Переполненный гордостью, Ней желает предстать пред достойным противником, а не перед трибуналом, в котором заседают его товарищи по оружию. Палата, составленная из роялистов, — кто бы в этом сомневался? — воспользуется представившейся возможностью выразить свою преданность Людовику XVIII. Желание маршала равносильно самоубийству, поскольку известно, что среди пэров он может найти только врагов. Отмечая такую линию поведения, мы можем предположить, что маршал надеялся оправдаться в том, что касается политических обвинений, не пытаясь отказываться от военных ошибок. Отсюда его желание предстать не перед военным трибуналом, а перед королевскими пэрами. Б принципе, можно было представить, что высокий суд, составленный из политиков, мог бы вспомнить, ради милосердия, что с начала Революции политика не раз освобождала своих деятелей от прежних клятв.
Желал ли военный суд его спасти и — главное — располагал ли он средствами сделать это? На эти вопросы мы даём отрицательные ответы. Для Нея суд военных в любом случае мог иметь только фатальный исход. Его предательство не вызывало сомнений, было очевидно, что он изменил присяге. Вина Нея была велика. Другие маршалы слишком хорошо понимали это, к тому же им самим нужно было обелить себя в глазах реставрированной монархии. Разве Мортье не согласился участвовать в Бельгийской кампании? Известно также жёсткое выступление Ожеро против белого знамени 22 марта в Кане. А Массена, изменивший Бурбонам 20 марта, а Журдан, заседавший вместе с Неем в Палате пэров в период Ста дней? Мортье заранее попросил у адвоката Дюпена образец для составления отвода. Если бы честный и благородный Мортье, герцог Тревизский, который, в отличие от Массены, никогда не имел конфликтов с Неем, полагал, что можно избежать смертного приговора, он не стал бы столь спешно готовить самоотвод.

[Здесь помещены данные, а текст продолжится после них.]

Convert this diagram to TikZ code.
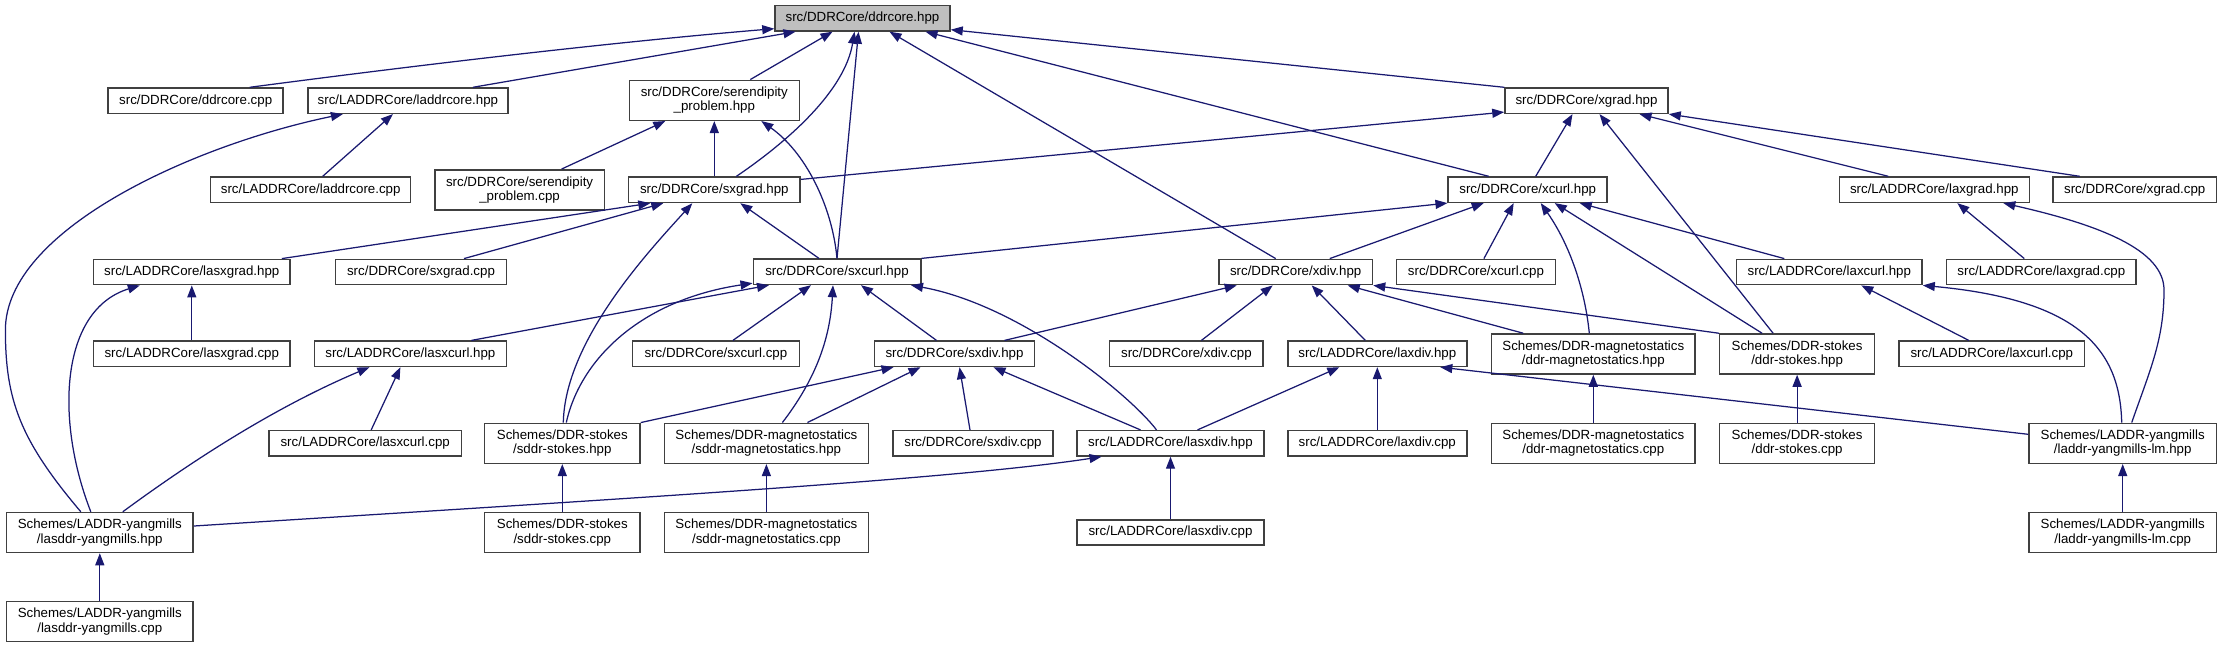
\documentclass[tikz,border=0pt]{standalone}
\usepackage{fontspec}
\setmainfont{Liberation Sans}
\usetikzlibrary{arrows.meta}
\definecolor{eblue}{HTML}{191970}
\definecolor{bord}{HTML}{404040}
\definecolor{rootfill}{HTML}{BFBFBF}
\begin{document}
\begin{tikzpicture}[x=1pt,y=-1pt,
  box/.style={draw=bord,line width=1.5pt,fill=white,inner sep=0pt,minimum height=25.3pt,align=center,
    font=\fontsize{13.3}{14.4}\selectfont},
  box2/.style={box,minimum height=40pt},
  dep/.style={draw=eblue,line width=1.25pt,-{Triangle[length=12pt,width=9pt]}}]
\useasboundingbox (0,0) rectangle (2221,648);
% row 0
\node[box,fill=rootfill,minimum width=175] (dh) at (862.5,18.3) {src/DDRCore/ddrcore.hpp};
% row 1
\node[box,minimum width=175] (dcpp) at (195.7,100.7) {src/DDRCore/ddrcore.cpp};
\node[box,minimum width=200] (lhpp) at (407.9,100.7) {src/LADDRCore/laddrcore.hpp};
\node[box2,minimum width=170] (sph) at (714.3,100.3) {src/DDRCore/serendipity\\\_problem.hpp};
\node[box,minimum width=163] (xgh) at (1586.5,100.7) {src/DDRCore/xgrad.hpp};
% row 2
\node[box,minimum width=200] (lcpp) at (310.7,189.7) {src/LADDRCore/laddrcore.cpp};
\node[box2,minimum width=169.3] (spc) at (519.6,189.8) {src/DDRCore/serendipity\\\_problem.cpp};
\node[box,minimum width=171.4] (sgh) at (714.3,189.8) {src/DDRCore/sxgrad.hpp};
\node[box,minimum width=159] (xch) at (1527.7,189.7) {src/DDRCore/xcurl.hpp};
\node[box,minimum width=190.1] (lxgh) at (1934.3,189.7) {src/LADDRCore/laxgrad.hpp};
\node[box,minimum width=163.3] (xgc) at (2134.7,189.7) {src/DDRCore/xgrad.cpp};
% row 3
\node[box,minimum width=196.4] (lsgh) at (191.8,272) {src/LADDRCore/lasxgrad.hpp};
\node[box,minimum width=170.7] (sgc) at (421,272) {src/DDRCore/sxgrad.cpp};
\node[box,minimum width=167.5] (sch) at (837,271.8) {src/DDRCore/sxcurl.hpp};
\node[box,minimum width=153.6] (xdh) at (1295.7,272) {src/DDRCore/xdiv.hpp};
\node[box,minimum width=159] (xcc) at (1475.9,272) {src/DDRCore/xcurl.cpp};
\node[box,minimum width=185.5] (lxch) at (1829.3,272) {src/LADDRCore/laxcurl.hpp};
\node[box,minimum width=189.3] (lxgc) at (2041.3,272) {src/LADDRCore/laxgrad.cpp};
% row 4
\node[box,minimum width=196.4] (lsgc) at (191.8,353.8) {src/LADDRCore/lasxgrad.cpp};
\node[box,minimum width=192.1] (lsch) at (410.4,353.8) {src/LADDRCore/lasxcurl.hpp};
\node[box,minimum width=166.8] (scc) at (715.9,353.8) {src/DDRCore/sxcurl.cpp};
\node[box,minimum width=160.3] (sdh) at (954.5,353.8) {src/DDRCore/sxdiv.hpp};
\node[box,minimum width=153.6] (xdc) at (1186.4,353.8) {src/DDRCore/xdiv.cpp};
\node[box,minimum width=178.9] (lxdh) at (1377.3,353.8) {src/LADDRCore/laxdiv.hpp};
\node[box2,minimum width=203.7] (dmh) at (1593.3,354) {Schemes/DDR-magnetostatics\\/ddr-magnetostatics.hpp};
\node[box2,minimum width=154.8] (dsh) at (1797.1,354) {Schemes/DDR-stokes\\/ddr-stokes.hpp};
\node[box,minimum width=185.5] (lxcc) at (1991.8,353.8) {src/LADDRCore/laxcurl.cpp};
% row 5
\node[box,minimum width=192.5] (lscc) at (365.2,443.3) {src/LADDRCore/lasxcurl.cpp};
\node[box2,minimum width=155.4] (ssh) at (562.3,443.3) {Schemes/DDR-stokes\\/sddr-stokes.hpp};
\node[box2,minimum width=204.3] (smh) at (766.4,443.3) {Schemes/DDR-magnetostatics\\/sddr-magnetostatics.hpp};
\node[box,minimum width=160.3] (sdc) at (973,443.3) {src/DDRCore/sxdiv.cpp};
\node[box,minimum width=186.8] (lsdh) at (1170.5,443.3) {src/LADDRCore/lasxdiv.hpp};
\node[box,minimum width=178.9] (lxdc) at (1377.3,443.3) {src/LADDRCore/laxdiv.cpp};
\node[box2,minimum width=203.7] (dmc) at (1593.3,443.3) {Schemes/DDR-magnetostatics\\/ddr-magnetostatics.cpp};
\node[box2,minimum width=154.8] (dsc) at (1797.1,443.3) {Schemes/DDR-stokes\\/ddr-stokes.cpp};
\node[box2,minimum width=187.4] (lmh) at (2122.7,443.3) {Schemes/LADDR-yangmills\\/laddr-yangmills-lm.hpp};
% row 6
\node[box2,minimum width=186.8] (lyh) at (99.8,532.5) {Schemes/LADDR-yangmills\\/lasddr-yangmills.hpp};
\node[box2,minimum width=155.4] (ssc) at (562.3,532.5) {Schemes/DDR-stokes\\/sddr-stokes.cpp};
\node[box2,minimum width=204.3] (smc) at (766.4,532.5) {Schemes/DDR-magnetostatics\\/sddr-magnetostatics.cpp};
\node[box,minimum width=186.8] (lsdc) at (1170.5,532.5) {src/LADDRCore/lasxdiv.cpp};
\node[box2,minimum width=187.4] (lmc) at (2122.7,532.5) {Schemes/LADDR-yangmills\\/laddr-yangmills-lm.cpp};
% row 7
\node[box2,minimum width=186.8] (lyc) at (99.8,621.7) {Schemes/LADDR-yangmills\\/lasddr-yangmills.cpp};

% ---- edges into ddrcore.hpp
\draw[dep] ([xshift=54]dcpp.north) .. controls (480,57) and (650,39) .. ([yshift=3]dh.south west);
\draw[dep] ([xshift=65]lhpp.north) -- ([xshift=-67]dh.south);
\draw[dep] ([xshift=36]sph.north) -- ([xshift=-30]dh.south);
\draw[dep] ([xshift=22]sgh.north) .. controls (790,140) and (845,90) .. ([xshift=-8]dh.south);
\draw[dep] (sch.north) -- ([xshift=-4]dh.south);
\draw[dep] ([xshift=-20]xdh.north) -- ([xshift=27]dh.south);
\draw[dep] ([xshift=-39]xch.north) -- ([xshift=63]dh.south);
\draw[dep] (xgh.north west) -- ([yshift=2]dh.south east);
% ---- laddrcore.hpp
\draw[dep] ([xshift=12]lcpp.north) -- ([xshift=-15]lhpp.south);
\draw[dep] ([xshift=-19]lyh.north) .. controls (20,440) and (5.4,400) .. (5.4,330)
  .. controls (5.4,230) and (193,145) .. ([xshift=-65]lhpp.south);
% ---- serendipity_problem.hpp
\draw[dep] ([xshift=42]spc.north) -- ([xshift=-49]sph.south);
\draw[dep] (sgh.north) -- (sph.south);
\draw[dep] (sch.north) .. controls (832,205) and (805,152) .. ([xshift=47]sph.south);
% ---- sxgrad.hpp
\draw[dep] ([xshift=90]lsgh.north) -- ([xshift=-64]sgh.south);
\draw[dep] ([xshift=43]sgc.north) -- ([xshift=-51]sgh.south);
\draw[dep] ([xshift=1]ssh.north) .. controls (565,340) and (650,250) .. ([xshift=-22]sgh.south);
\draw[dep] ([xshift=-18]sch.north) -- ([xshift=26]sgh.south);
\draw[dep] ([yshift=-3]sgh.north east) -- ([yshift=2]xgh.south west);
% ---- lasxgrad.hpp
\draw[dep] (lsgc.north) -- (lsgh.south);
\draw[dep] ([xshift=-9]lyh.north) .. controls (55,420) and (60,310) .. ([xshift=-52]lsgh.south);
% ---- sxcurl.hpp
\draw[dep] ([xshift=61]lsch.north) -- ([xshift=-68]sch.south);
\draw[dep] ([xshift=4]ssh.north) .. controls (580,360) and (640,300) .. ([yshift=2]sch.south west);
\draw[dep] ([xshift=17]scc.north) -- ([xshift=-26]sch.south);
\draw[dep] ([xshift=16]smh.north) .. controls (815,380) and (830,340) .. ([xshift=-4]sch.south);
\draw[dep] ([xshift=-18]sdh.north) -- ([xshift=24]sch.south);
\draw[dep] ([xshift=-14]lsdh.north) .. controls (1130,395) and (1020,305) .. ([xshift=74]sch.south);
\draw[dep] (sch.north east) -- (xch.south west);
% ---- lasxcurl.hpp
\draw[dep] ([xshift=6]lscc.north) -- ([xshift=-10]lsch.south);
\draw[dep] ([xshift=23]lyh.north) .. controls (200,455) and (280,405) .. ([xshift=-41]lsch.south);
% ---- verticals
\draw[dep] (ssc.north) -- (ssh.south);
\draw[dep] (smc.north) -- (smh.south);
\draw[dep] (lsdc.north) -- (lsdh.south);
\draw[dep] (lxdc.north) -- (lxdh.south);
\draw[dep] (dmc.north) -- (dmh.south);
\draw[dep] (dsc.north) -- (dsh.south);
\draw[dep] (lmc.north) -- (lmh.south);
\draw[dep] (lyc.north) -- (lyh.south);
% ---- sxdiv.hpp
\draw[dep] (ssh.north east) -- ([xshift=-61]sdh.south);
\draw[dep] ([xshift=41]smh.north) -- ([xshift=-34]sdh.south);
\draw[dep] ([xshift=-3]sdc.north) -- ([xshift=5]sdh.south);
\draw[dep] ([xshift=-30]lsdh.north) -- ([xshift=39]sdh.south);
% ---- lasxdiv / laxdiv
\draw[dep] ([xshift=27]lsdh.north) -- ([xshift=-38]lxdh.south);
\draw[dep] ([yshift=9]lmh.west) -- ([xshift=63]lxdh.south);
\draw[dep] ([yshift=6.5]lyh.east) .. controls (600,500) and (950,480) .. ([xshift=-69]lsdh.south);
% ---- xdiv.hpp
\draw[dep] ([xshift=50]sdh.north) -- ([xshift=-59]xdh.south);
\draw[dep] ([xshift=15]xdc.north) -- ([xshift=-23]xdh.south);
\draw[dep] ([xshift=-12]lxdh.north) -- ([xshift=16]xdh.south);
\draw[dep] ([xshift=-70]dmh.north) -- ([xshift=52]xdh.south);
\draw[dep] (dsh.north west) -- (xdh.south east);
% ---- xcurl.hpp
\draw[dep] ([xshift=34]xdh.north) -- ([xshift=-44]xch.south);
\draw[dep] ([xshift=8]xcc.north) -- ([xshift=-14]xch.south);
\draw[dep] ([xshift=-4]dmh.north) .. controls (1585,290) and (1570,245) .. ([xshift=13]xch.south);
\draw[dep] ([xshift=-35]dsh.north) -- ([xshift=27]xch.south);
\draw[dep] ([xshift=-45]lxch.north) -- ([xshift=52]xch.south);
% ---- xgrad.hpp
\draw[dep] ([xshift=-24]dsh.north) -- ([xshift=13]xgh.south);
\draw[dep] ([xshift=8]xch.north) -- ([xshift=-14]xgh.south);
\draw[dep] ([xshift=-46]lxgh.north) -- ([xshift=53]xgh.south);
\draw[dep] ([xshift=-55]xgc.north) -- (xgh.south east);
% ---- laxgrad / laxcurl
\draw[dep] ([xshift=-17]lxgc.north) -- ([xshift=23]lxgh.south);
\draw[dep] ([xshift=9]lmh.north) .. controls (2150,370) and (2164,340) .. (2164,290)
  .. controls (2164,250) and (2100,225) .. ([xshift=69]lxgh.south);
\draw[dep] ([xshift=-1]lmh.north) .. controls (2120,350) and (2080,300) .. (lxch.south east);
\draw[dep] ([xshift=-23]lxcc.north) -- ([xshift=32]lxch.south);
\end{tikzpicture}
\end{document}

Когда через полгода маршал Ожеро лежал в агонии на смертном одре, близкие смогли разобрать его слова: «Как глупо мы поступили! Нам следовало настаивать на нашей компетентности и самим судить его, несмотря на все возражения его и его адвокатов. По крайней мере, он был бы жив!»
Ней рискует жизнью, подобная игра всегда пьянила его, но он заблуждается, когда полагает, что всё может перемениться, как он заявил об этом Лавалетту, бывшему начальнику почт при Наполеоне. Лавалетт также был арестован и сидел в Консьержери:
— Я уверен в своем положении, друзья заботятся обо мне, а правительство идёт к краху. Иностранцы становятся на нашу сторону, негодование общества доходит и до них.{414}
Окружение супруги маршала разделяет этот оптимизм, в частности, Гортензия, её подруга и в хорошие, и в трудные времена, с удовлетворением узнает, что Людовик XVIII удостоил Эгле беседы в Тюильри:
— Король, обладающий правом помилования, принимает только тех, просьбу которых намерен удовлетворить. Бурбоны не хотят видеть жертвой того, кого называют славой Франции. Это было бы политической ошибкой.{415}
Маршал Макдональд советует Эгле Ней полагаться только на «доброту и милосердие короля». Он сожалеет, что вместо попыток добиться помилования от Людовика XVIII, она прислушивалась к советам адвокатов и к их толкованию законов.{416}
Пелену, скрывавшую от Нея реальную картину, снимает герцог Ришелье, заменивший Талейрана на посту председателя Совета министров. Будучи сторонником разумных решений, этот умный министр, один из самых блестящих в правительстве Людовика XVIII, вынужден осуждать маршала чтобы повлиять на политическую конъюнктуру. Передача дела маршала Нея в Палату пэров вызвала живую реакцию при дворе и в кругах роялистов: «Можно подумать, что речь идёт об открытии широкого заговора и подготовке новой революции». Что станет с Бурбонами, недавно укрепившими своё положение, если они не найдут судей для Нея, главного виновника среди сообщников 20 марта? Дело маршала послужит пробным камнем, который позволит и партиям внутри страны, и иностранным державам судить о силе и прочности королевской власти.